● TASK DETAILS: Each entry that follows is to be retyped exactly. Pictures do not belong in the copy.

Source code of charts:
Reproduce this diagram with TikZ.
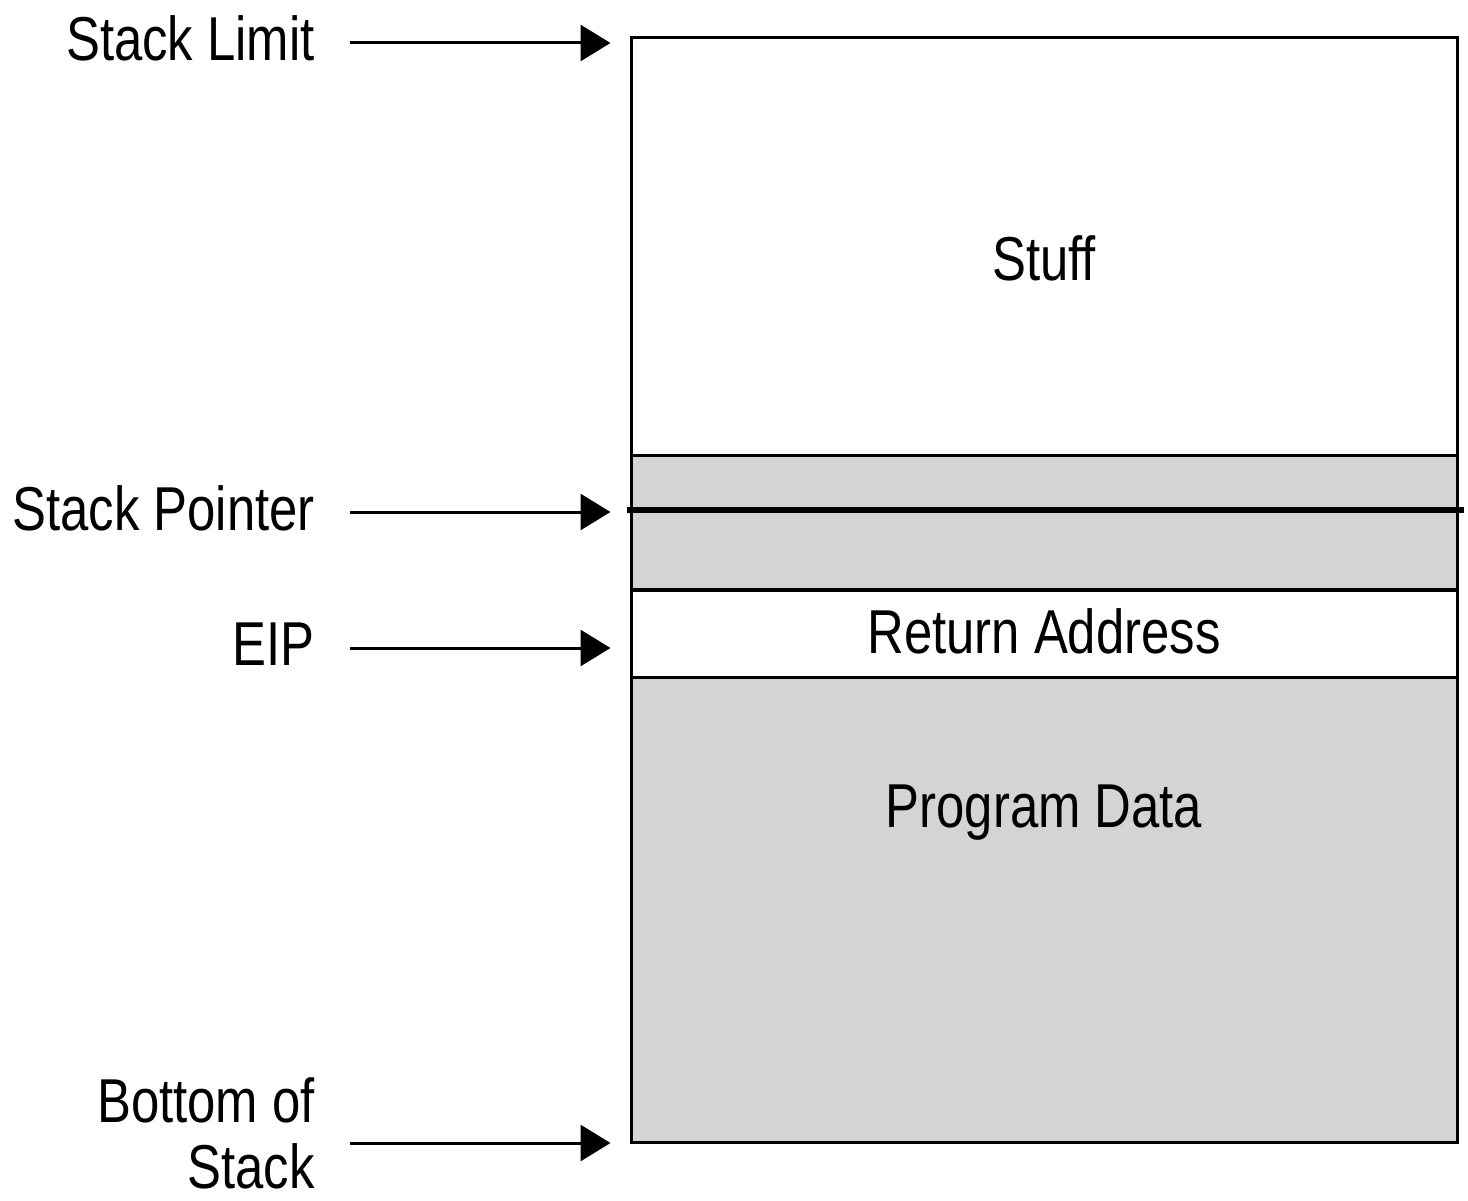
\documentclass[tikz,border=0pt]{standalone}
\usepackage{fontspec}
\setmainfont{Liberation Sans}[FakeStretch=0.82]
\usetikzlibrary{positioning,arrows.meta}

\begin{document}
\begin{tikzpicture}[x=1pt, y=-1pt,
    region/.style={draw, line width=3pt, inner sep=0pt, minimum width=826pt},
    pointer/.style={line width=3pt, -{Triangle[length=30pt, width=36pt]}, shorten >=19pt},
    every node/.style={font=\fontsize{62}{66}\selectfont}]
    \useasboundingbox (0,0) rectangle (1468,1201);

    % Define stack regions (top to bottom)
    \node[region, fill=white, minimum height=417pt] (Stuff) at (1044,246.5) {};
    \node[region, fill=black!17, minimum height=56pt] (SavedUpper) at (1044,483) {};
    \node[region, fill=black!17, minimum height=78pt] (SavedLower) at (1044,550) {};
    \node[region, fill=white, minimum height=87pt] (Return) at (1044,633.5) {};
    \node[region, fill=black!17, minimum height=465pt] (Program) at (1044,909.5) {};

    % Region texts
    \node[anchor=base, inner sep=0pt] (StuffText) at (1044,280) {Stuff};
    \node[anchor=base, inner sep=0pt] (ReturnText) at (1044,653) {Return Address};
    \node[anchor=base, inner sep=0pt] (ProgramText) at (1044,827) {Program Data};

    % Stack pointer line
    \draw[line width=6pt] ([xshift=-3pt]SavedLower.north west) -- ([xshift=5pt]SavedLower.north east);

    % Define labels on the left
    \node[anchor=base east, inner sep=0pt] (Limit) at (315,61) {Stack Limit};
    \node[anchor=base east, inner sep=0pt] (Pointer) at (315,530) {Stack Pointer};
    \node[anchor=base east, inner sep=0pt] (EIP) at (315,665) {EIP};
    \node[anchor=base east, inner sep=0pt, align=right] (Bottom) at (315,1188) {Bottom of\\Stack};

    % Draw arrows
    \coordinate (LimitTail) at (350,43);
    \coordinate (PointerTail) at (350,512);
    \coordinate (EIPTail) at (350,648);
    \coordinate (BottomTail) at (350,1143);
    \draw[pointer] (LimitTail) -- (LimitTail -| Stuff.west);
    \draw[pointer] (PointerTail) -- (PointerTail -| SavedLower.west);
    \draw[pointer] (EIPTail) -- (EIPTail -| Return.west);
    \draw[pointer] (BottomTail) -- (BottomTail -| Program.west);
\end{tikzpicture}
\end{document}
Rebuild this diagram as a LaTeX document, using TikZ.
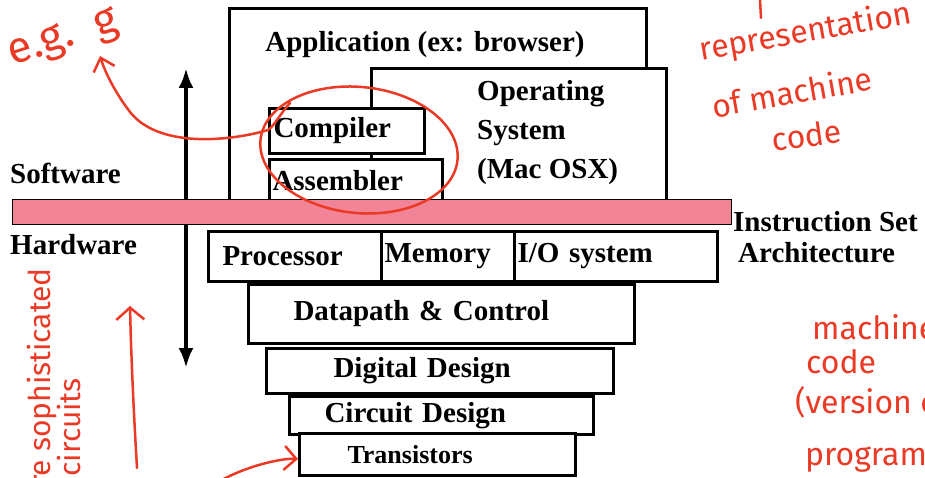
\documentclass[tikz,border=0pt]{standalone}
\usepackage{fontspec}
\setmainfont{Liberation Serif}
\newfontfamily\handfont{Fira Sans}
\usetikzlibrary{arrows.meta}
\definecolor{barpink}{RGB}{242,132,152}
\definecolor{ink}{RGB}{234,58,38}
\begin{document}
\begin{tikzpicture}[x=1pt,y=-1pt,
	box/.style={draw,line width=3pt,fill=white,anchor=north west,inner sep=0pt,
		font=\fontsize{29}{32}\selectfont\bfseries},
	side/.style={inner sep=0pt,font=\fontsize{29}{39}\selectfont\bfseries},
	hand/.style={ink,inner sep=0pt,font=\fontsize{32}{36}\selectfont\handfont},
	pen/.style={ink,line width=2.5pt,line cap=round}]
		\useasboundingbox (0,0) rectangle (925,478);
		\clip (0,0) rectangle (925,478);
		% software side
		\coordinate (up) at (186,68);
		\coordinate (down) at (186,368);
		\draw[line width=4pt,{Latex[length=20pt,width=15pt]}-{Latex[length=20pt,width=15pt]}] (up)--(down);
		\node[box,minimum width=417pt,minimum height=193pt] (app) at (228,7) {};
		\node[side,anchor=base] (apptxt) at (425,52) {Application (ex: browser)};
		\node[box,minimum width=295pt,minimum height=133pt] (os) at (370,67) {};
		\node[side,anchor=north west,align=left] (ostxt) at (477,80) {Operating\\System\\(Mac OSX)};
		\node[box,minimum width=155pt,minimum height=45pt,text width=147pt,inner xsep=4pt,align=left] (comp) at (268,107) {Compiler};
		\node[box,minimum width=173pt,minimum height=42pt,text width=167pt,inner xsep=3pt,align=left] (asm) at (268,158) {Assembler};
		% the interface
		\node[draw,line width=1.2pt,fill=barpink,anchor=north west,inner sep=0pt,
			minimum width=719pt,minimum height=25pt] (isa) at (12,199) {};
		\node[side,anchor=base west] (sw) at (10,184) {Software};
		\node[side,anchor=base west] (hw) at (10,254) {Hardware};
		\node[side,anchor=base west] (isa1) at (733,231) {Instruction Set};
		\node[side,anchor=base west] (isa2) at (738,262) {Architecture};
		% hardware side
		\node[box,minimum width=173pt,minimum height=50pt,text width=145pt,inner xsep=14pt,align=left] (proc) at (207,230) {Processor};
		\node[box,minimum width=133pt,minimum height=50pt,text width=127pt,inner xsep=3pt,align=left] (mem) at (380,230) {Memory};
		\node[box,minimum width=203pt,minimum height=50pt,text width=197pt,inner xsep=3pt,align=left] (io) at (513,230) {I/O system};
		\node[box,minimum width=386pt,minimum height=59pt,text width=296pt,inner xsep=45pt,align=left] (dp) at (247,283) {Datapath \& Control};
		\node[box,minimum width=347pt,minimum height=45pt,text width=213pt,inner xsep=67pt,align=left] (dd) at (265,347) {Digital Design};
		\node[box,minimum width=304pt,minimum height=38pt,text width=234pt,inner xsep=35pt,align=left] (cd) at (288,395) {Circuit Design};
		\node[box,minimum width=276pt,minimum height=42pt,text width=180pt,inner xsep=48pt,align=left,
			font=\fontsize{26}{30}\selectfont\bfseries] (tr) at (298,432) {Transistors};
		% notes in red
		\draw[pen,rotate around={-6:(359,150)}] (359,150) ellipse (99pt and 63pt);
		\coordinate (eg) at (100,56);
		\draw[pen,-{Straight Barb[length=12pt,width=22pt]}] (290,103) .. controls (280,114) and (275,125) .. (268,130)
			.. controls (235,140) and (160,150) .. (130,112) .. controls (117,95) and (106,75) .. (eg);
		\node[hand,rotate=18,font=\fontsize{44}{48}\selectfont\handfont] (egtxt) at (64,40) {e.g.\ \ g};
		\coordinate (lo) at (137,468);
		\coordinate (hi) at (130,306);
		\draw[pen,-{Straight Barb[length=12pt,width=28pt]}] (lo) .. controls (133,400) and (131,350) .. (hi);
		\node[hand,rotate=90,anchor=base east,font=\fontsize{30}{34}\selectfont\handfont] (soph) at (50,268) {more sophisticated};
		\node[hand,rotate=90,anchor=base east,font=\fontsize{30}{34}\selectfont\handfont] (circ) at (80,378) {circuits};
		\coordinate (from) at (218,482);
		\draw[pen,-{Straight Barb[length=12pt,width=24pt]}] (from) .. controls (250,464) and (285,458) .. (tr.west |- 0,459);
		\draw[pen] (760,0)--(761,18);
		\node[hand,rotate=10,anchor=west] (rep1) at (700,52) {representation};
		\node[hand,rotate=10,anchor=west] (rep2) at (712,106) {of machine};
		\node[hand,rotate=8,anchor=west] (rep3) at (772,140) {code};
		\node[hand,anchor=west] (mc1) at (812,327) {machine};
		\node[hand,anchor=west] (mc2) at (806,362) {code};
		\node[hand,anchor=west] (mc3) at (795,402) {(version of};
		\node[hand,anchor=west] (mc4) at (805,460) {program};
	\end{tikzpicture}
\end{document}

● OUTPUT FOR THIS TASK:
Reproduce this diagram with TikZ.
\documentclass[tikz,border=0pt]{standalone}
\usepackage{fontspec}
\setmainfont{Liberation Sans}[FakeStretch=0.82]
\usetikzlibrary{positioning,arrows.meta}

\begin{document}
\begin{tikzpicture}[x=1pt, y=-1pt,
    region/.style={draw, line width=3pt, inner sep=0pt, minimum width=826pt},
    pointer/.style={line width=3pt, -{Triangle[length=30pt, width=36pt]}, shorten >=19pt},
    every node/.style={font=\fontsize{62}{66}\selectfont}]
    \useasboundingbox (0,0) rectangle (1468,1201);

    % Define stack regions (top to bottom)
    \node[region, fill=white, minimum height=417pt] (Stuff) at (1044,246.5) {};
    \node[region, fill=black!17, minimum height=56pt] (SavedUpper) at (1044,483) {};
    \node[region, fill=black!17, minimum height=78pt] (SavedLower) at (1044,550) {};
    \node[region, fill=white, minimum height=87pt] (Return) at (1044,633.5) {};
    \node[region, fill=black!17, minimum height=465pt] (Program) at (1044,909.5) {};

    % Region texts
    \node[anchor=base, inner sep=0pt] (StuffText) at (1044,280) {Stuff};
    \node[anchor=base, inner sep=0pt] (ReturnText) at (1044,653) {Return Address};
    \node[anchor=base, inner sep=0pt] (ProgramText) at (1044,827) {Program Data};

    % Stack pointer line
    \draw[line width=6pt] ([xshift=-3pt]SavedLower.north west) -- ([xshift=5pt]SavedLower.north east);

    % Define labels on the left
    \node[anchor=base east, inner sep=0pt] (Limit) at (315,61) {Stack Limit};
    \node[anchor=base east, inner sep=0pt] (Pointer) at (315,530) {Stack Pointer};
    \node[anchor=base east, inner sep=0pt] (EIP) at (315,665) {EIP};
    \node[anchor=base east, inner sep=0pt, align=right] (Bottom) at (315,1188) {Bottom of\\Stack};

    % Draw arrows
    \coordinate (LimitTail) at (350,43);
    \coordinate (PointerTail) at (350,512);
    \coordinate (EIPTail) at (350,648);
    \coordinate (BottomTail) at (350,1143);
    \draw[pointer] (LimitTail) -- (LimitTail -| Stuff.west);
    \draw[pointer] (PointerTail) -- (PointerTail -| SavedLower.west);
    \draw[pointer] (EIPTail) -- (EIPTail -| Return.west);
    \draw[pointer] (BottomTail) -- (BottomTail -| Program.west);
\end{tikzpicture}
\end{document}
Rebuild this diagram as a LaTeX document, using TikZ.
\documentclass[tikz,border=0pt]{standalone}
\usepackage{fontspec}
\setmainfont{Liberation Serif}
\newfontfamily\handfont{Fira Sans}
\usetikzlibrary{arrows.meta}
\definecolor{barpink}{RGB}{242,132,152}
\definecolor{ink}{RGB}{234,58,38}
\begin{document}
\begin{tikzpicture}[x=1pt,y=-1pt,
	box/.style={draw,line width=3pt,fill=white,anchor=north west,inner sep=0pt,
		font=\fontsize{29}{32}\selectfont\bfseries},
	side/.style={inner sep=0pt,font=\fontsize{29}{39}\selectfont\bfseries},
	hand/.style={ink,inner sep=0pt,font=\fontsize{32}{36}\selectfont\handfont},
	pen/.style={ink,line width=2.5pt,line cap=round}]
		\useasboundingbox (0,0) rectangle (925,478);
		\clip (0,0) rectangle (925,478);
		% software side
		\coordinate (up) at (186,68);
		\coordinate (down) at (186,368);
		\draw[line width=4pt,{Latex[length=20pt,width=15pt]}-{Latex[length=20pt,width=15pt]}] (up)--(down);
		\node[box,minimum width=417pt,minimum height=193pt] (app) at (228,7) {};
		\node[side,anchor=base] (apptxt) at (425,52) {Application (ex: browser)};
		\node[box,minimum width=295pt,minimum height=133pt] (os) at (370,67) {};
		\node[side,anchor=north west,align=left] (ostxt) at (477,80) {Operating\\System\\(Mac OSX)};
		\node[box,minimum width=155pt,minimum height=45pt,text width=147pt,inner xsep=4pt,align=left] (comp) at (268,107) {Compiler};
		\node[box,minimum width=173pt,minimum height=42pt,text width=167pt,inner xsep=3pt,align=left] (asm) at (268,158) {Assembler};
		% the interface
		\node[draw,line width=1.2pt,fill=barpink,anchor=north west,inner sep=0pt,
			minimum width=719pt,minimum height=25pt] (isa) at (12,199) {};
		\node[side,anchor=base west] (sw) at (10,184) {Software};
		\node[side,anchor=base west] (hw) at (10,254) {Hardware};
		\node[side,anchor=base west] (isa1) at (733,231) {Instruction Set};
		\node[side,anchor=base west] (isa2) at (738,262) {Architecture};
		% hardware side
		\node[box,minimum width=173pt,minimum height=50pt,text width=145pt,inner xsep=14pt,align=left] (proc) at (207,230) {Processor};
		\node[box,minimum width=133pt,minimum height=50pt,text width=127pt,inner xsep=3pt,align=left] (mem) at (380,230) {Memory};
		\node[box,minimum width=203pt,minimum height=50pt,text width=197pt,inner xsep=3pt,align=left] (io) at (513,230) {I/O system};
		\node[box,minimum width=386pt,minimum height=59pt,text width=296pt,inner xsep=45pt,align=left] (dp) at (247,283) {Datapath \& Control};
		\node[box,minimum width=347pt,minimum height=45pt,text width=213pt,inner xsep=67pt,align=left] (dd) at (265,347) {Digital Design};
		\node[box,minimum width=304pt,minimum height=38pt,text width=234pt,inner xsep=35pt,align=left] (cd) at (288,395) {Circuit Design};
		\node[box,minimum width=276pt,minimum height=42pt,text width=180pt,inner xsep=48pt,align=left,
			font=\fontsize{26}{30}\selectfont\bfseries] (tr) at (298,432) {Transistors};
		% notes in red
		\draw[pen,rotate around={-6:(359,150)}] (359,150) ellipse (99pt and 63pt);
		\coordinate (eg) at (100,56);
		\draw[pen,-{Straight Barb[length=12pt,width=22pt]}] (290,103) .. controls (280,114) and (275,125) .. (268,130)
			.. controls (235,140) and (160,150) .. (130,112) .. controls (117,95) and (106,75) .. (eg);
		\node[hand,rotate=18,font=\fontsize{44}{48}\selectfont\handfont] (egtxt) at (64,40) {e.g.\ \ g};
		\coordinate (lo) at (137,468);
		\coordinate (hi) at (130,306);
		\draw[pen,-{Straight Barb[length=12pt,width=28pt]}] (lo) .. controls (133,400) and (131,350) .. (hi);
		\node[hand,rotate=90,anchor=base east,font=\fontsize{30}{34}\selectfont\handfont] (soph) at (50,268) {more sophisticated};
		\node[hand,rotate=90,anchor=base east,font=\fontsize{30}{34}\selectfont\handfont] (circ) at (80,378) {circuits};
		\coordinate (from) at (218,482);
		\draw[pen,-{Straight Barb[length=12pt,width=24pt]}] (from) .. controls (250,464) and (285,458) .. (tr.west |- 0,459);
		\draw[pen] (760,0)--(761,18);
		\node[hand,rotate=10,anchor=west] (rep1) at (700,52) {representation};
		\node[hand,rotate=10,anchor=west] (rep2) at (712,106) {of machine};
		\node[hand,rotate=8,anchor=west] (rep3) at (772,140) {code};
		\node[hand,anchor=west] (mc1) at (812,327) {machine};
		\node[hand,anchor=west] (mc2) at (806,362) {code};
		\node[hand,anchor=west] (mc3) at (795,402) {(version of};
		\node[hand,anchor=west] (mc4) at (805,460) {program};
	\end{tikzpicture}
\end{document}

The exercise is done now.